-- STATED TASK --
Write out the full set of records exactly. Any pictures in them do not belong in the copy.

-- SOURCE RECORDS --
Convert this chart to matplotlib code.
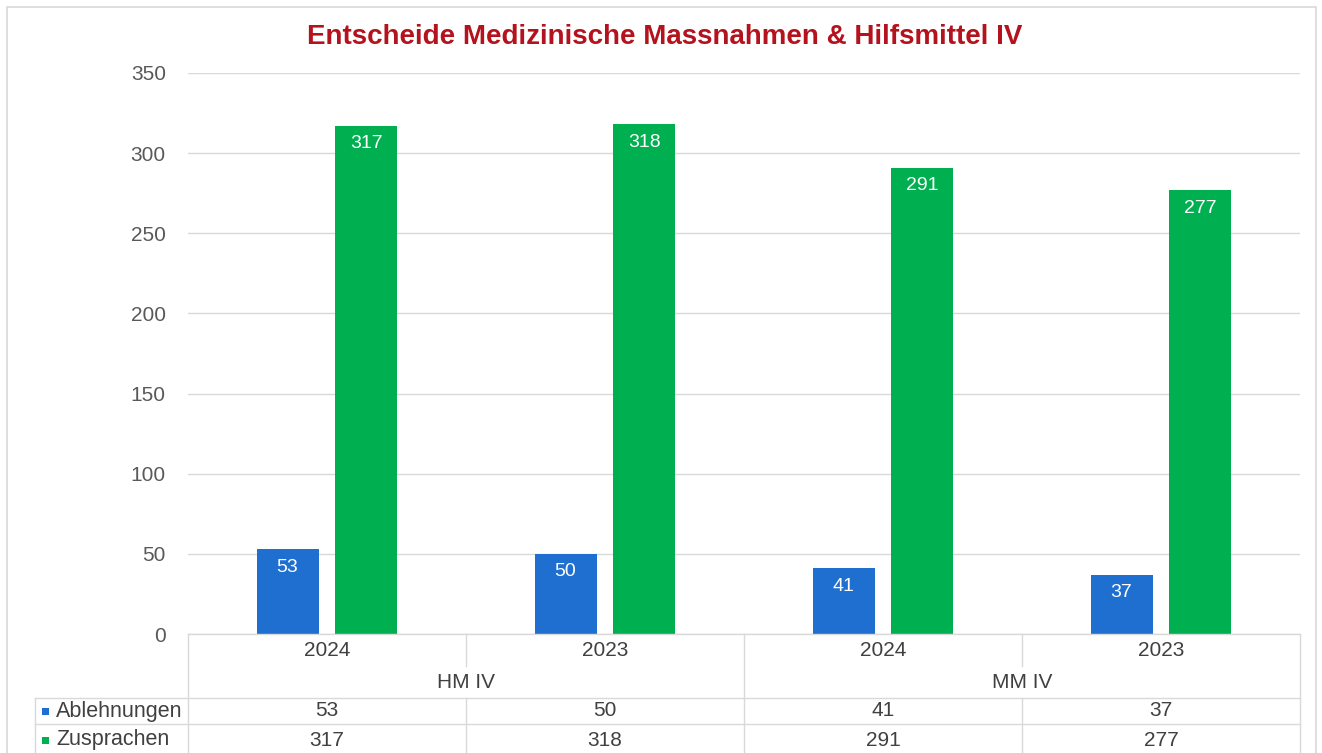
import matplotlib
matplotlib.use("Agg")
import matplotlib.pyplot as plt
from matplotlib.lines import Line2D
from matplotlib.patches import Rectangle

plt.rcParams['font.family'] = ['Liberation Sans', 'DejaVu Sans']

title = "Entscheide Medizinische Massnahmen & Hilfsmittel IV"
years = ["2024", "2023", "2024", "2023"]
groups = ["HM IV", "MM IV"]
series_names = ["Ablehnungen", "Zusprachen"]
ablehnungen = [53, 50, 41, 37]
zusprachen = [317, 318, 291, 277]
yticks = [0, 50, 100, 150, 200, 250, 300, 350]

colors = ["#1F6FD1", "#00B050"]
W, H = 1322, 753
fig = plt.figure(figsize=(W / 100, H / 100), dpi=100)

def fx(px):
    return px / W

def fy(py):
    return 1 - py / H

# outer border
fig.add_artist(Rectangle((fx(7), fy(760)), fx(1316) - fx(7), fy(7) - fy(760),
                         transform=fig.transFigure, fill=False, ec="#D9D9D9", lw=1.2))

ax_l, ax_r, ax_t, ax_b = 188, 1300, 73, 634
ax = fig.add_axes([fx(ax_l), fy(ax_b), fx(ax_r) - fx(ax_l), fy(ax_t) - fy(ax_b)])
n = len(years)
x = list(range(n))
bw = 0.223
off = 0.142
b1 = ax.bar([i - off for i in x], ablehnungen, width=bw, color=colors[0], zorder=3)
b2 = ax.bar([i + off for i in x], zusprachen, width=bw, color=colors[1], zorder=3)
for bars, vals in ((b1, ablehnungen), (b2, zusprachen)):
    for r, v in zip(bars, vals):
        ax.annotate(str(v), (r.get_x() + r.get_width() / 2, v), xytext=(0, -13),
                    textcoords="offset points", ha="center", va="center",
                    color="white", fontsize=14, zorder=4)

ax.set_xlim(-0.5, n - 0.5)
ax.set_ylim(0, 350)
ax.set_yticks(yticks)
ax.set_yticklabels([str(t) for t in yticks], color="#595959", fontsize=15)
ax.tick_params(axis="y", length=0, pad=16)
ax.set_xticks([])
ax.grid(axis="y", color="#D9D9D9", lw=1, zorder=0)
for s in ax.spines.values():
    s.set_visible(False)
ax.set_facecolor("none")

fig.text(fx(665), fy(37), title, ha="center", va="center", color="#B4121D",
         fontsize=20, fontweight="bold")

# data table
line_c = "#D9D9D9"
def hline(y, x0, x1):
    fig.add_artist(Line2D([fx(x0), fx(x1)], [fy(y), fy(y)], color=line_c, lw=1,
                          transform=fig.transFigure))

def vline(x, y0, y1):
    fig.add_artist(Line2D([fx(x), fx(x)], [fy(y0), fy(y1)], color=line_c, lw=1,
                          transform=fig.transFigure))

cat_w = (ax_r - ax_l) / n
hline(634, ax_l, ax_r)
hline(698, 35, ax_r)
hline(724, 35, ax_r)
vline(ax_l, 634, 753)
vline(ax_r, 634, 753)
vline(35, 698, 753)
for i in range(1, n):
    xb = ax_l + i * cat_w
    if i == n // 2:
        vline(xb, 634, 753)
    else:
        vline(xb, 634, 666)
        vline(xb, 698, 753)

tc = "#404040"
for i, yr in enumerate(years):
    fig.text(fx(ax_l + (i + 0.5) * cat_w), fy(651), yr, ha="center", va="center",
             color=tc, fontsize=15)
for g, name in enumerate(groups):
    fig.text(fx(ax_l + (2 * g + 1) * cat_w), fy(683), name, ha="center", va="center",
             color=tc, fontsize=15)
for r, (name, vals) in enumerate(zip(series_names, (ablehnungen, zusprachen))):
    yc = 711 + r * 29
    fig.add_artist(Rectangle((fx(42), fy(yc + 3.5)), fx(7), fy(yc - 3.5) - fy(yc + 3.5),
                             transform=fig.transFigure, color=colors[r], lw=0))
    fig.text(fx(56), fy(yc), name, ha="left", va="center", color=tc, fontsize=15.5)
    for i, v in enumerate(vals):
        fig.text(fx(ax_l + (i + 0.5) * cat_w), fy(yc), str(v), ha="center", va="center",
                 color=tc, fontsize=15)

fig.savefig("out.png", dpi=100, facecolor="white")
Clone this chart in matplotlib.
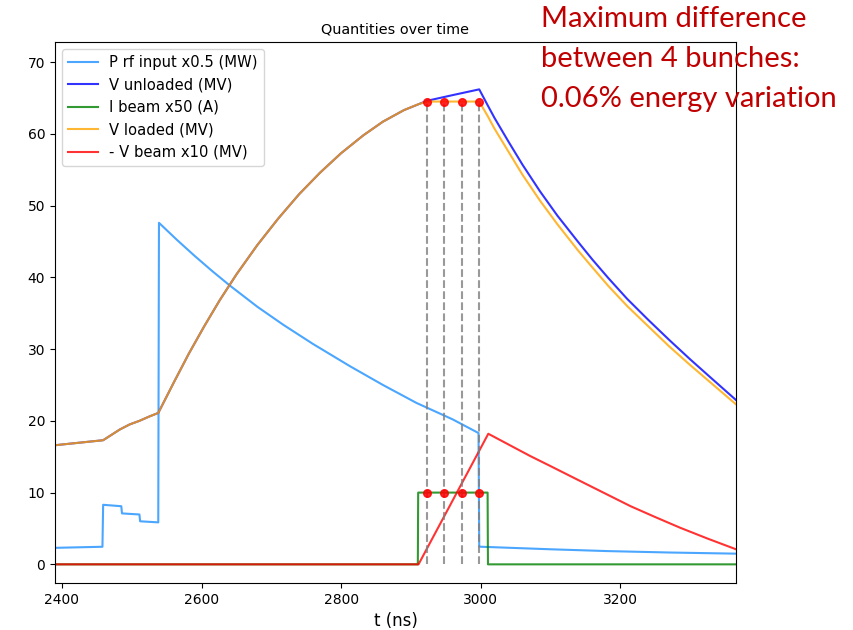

-- REPLY --
Convert this chart to matplotlib code.
import matplotlib
matplotlib.use("Agg")
import matplotlib.pyplot as plt
from matplotlib.lines import Line2D
from matplotlib.patches import Rectangle

plt.rcParams['font.family'] = ['Liberation Sans', 'DejaVu Sans']

title = "Entscheide Medizinische Massnahmen & Hilfsmittel IV"
years = ["2024", "2023", "2024", "2023"]
groups = ["HM IV", "MM IV"]
series_names = ["Ablehnungen", "Zusprachen"]
ablehnungen = [53, 50, 41, 37]
zusprachen = [317, 318, 291, 277]
yticks = [0, 50, 100, 150, 200, 250, 300, 350]

colors = ["#1F6FD1", "#00B050"]
W, H = 1322, 753
fig = plt.figure(figsize=(W / 100, H / 100), dpi=100)

def fx(px):
    return px / W

def fy(py):
    return 1 - py / H

# outer border
fig.add_artist(Rectangle((fx(7), fy(760)), fx(1316) - fx(7), fy(7) - fy(760),
                         transform=fig.transFigure, fill=False, ec="#D9D9D9", lw=1.2))

ax_l, ax_r, ax_t, ax_b = 188, 1300, 73, 634
ax = fig.add_axes([fx(ax_l), fy(ax_b), fx(ax_r) - fx(ax_l), fy(ax_t) - fy(ax_b)])
n = len(years)
x = list(range(n))
bw = 0.223
off = 0.142
b1 = ax.bar([i - off for i in x], ablehnungen, width=bw, color=colors[0], zorder=3)
b2 = ax.bar([i + off for i in x], zusprachen, width=bw, color=colors[1], zorder=3)
for bars, vals in ((b1, ablehnungen), (b2, zusprachen)):
    for r, v in zip(bars, vals):
        ax.annotate(str(v), (r.get_x() + r.get_width() / 2, v), xytext=(0, -13),
                    textcoords="offset points", ha="center", va="center",
                    color="white", fontsize=14, zorder=4)

ax.set_xlim(-0.5, n - 0.5)
ax.set_ylim(0, 350)
ax.set_yticks(yticks)
ax.set_yticklabels([str(t) for t in yticks], color="#595959", fontsize=15)
ax.tick_params(axis="y", length=0, pad=16)
ax.set_xticks([])
ax.grid(axis="y", color="#D9D9D9", lw=1, zorder=0)
for s in ax.spines.values():
    s.set_visible(False)
ax.set_facecolor("none")

fig.text(fx(665), fy(37), title, ha="center", va="center", color="#B4121D",
         fontsize=20, fontweight="bold")

# data table
line_c = "#D9D9D9"
def hline(y, x0, x1):
    fig.add_artist(Line2D([fx(x0), fx(x1)], [fy(y), fy(y)], color=line_c, lw=1,
                          transform=fig.transFigure))

def vline(x, y0, y1):
    fig.add_artist(Line2D([fx(x), fx(x)], [fy(y0), fy(y1)], color=line_c, lw=1,
                          transform=fig.transFigure))

cat_w = (ax_r - ax_l) / n
hline(634, ax_l, ax_r)
hline(698, 35, ax_r)
hline(724, 35, ax_r)
vline(ax_l, 634, 753)
vline(ax_r, 634, 753)
vline(35, 698, 753)
for i in range(1, n):
    xb = ax_l + i * cat_w
    if i == n // 2:
        vline(xb, 634, 753)
    else:
        vline(xb, 634, 666)
        vline(xb, 698, 753)

tc = "#404040"
for i, yr in enumerate(years):
    fig.text(fx(ax_l + (i + 0.5) * cat_w), fy(651), yr, ha="center", va="center",
             color=tc, fontsize=15)
for g, name in enumerate(groups):
    fig.text(fx(ax_l + (2 * g + 1) * cat_w), fy(683), name, ha="center", va="center",
             color=tc, fontsize=15)
for r, (name, vals) in enumerate(zip(series_names, (ablehnungen, zusprachen))):
    yc = 711 + r * 29
    fig.add_artist(Rectangle((fx(42), fy(yc + 3.5)), fx(7), fy(yc - 3.5) - fy(yc + 3.5),
                             transform=fig.transFigure, color=colors[r], lw=0))
    fig.text(fx(56), fy(yc), name, ha="left", va="center", color=tc, fontsize=15.5)
    for i, v in enumerate(vals):
        fig.text(fx(ax_l + (i + 0.5) * cat_w), fy(yc), str(v), ha="center", va="center",
                 color=tc, fontsize=15)

fig.savefig("out.png", dpi=100, facecolor="white")
Clone this chart in matplotlib.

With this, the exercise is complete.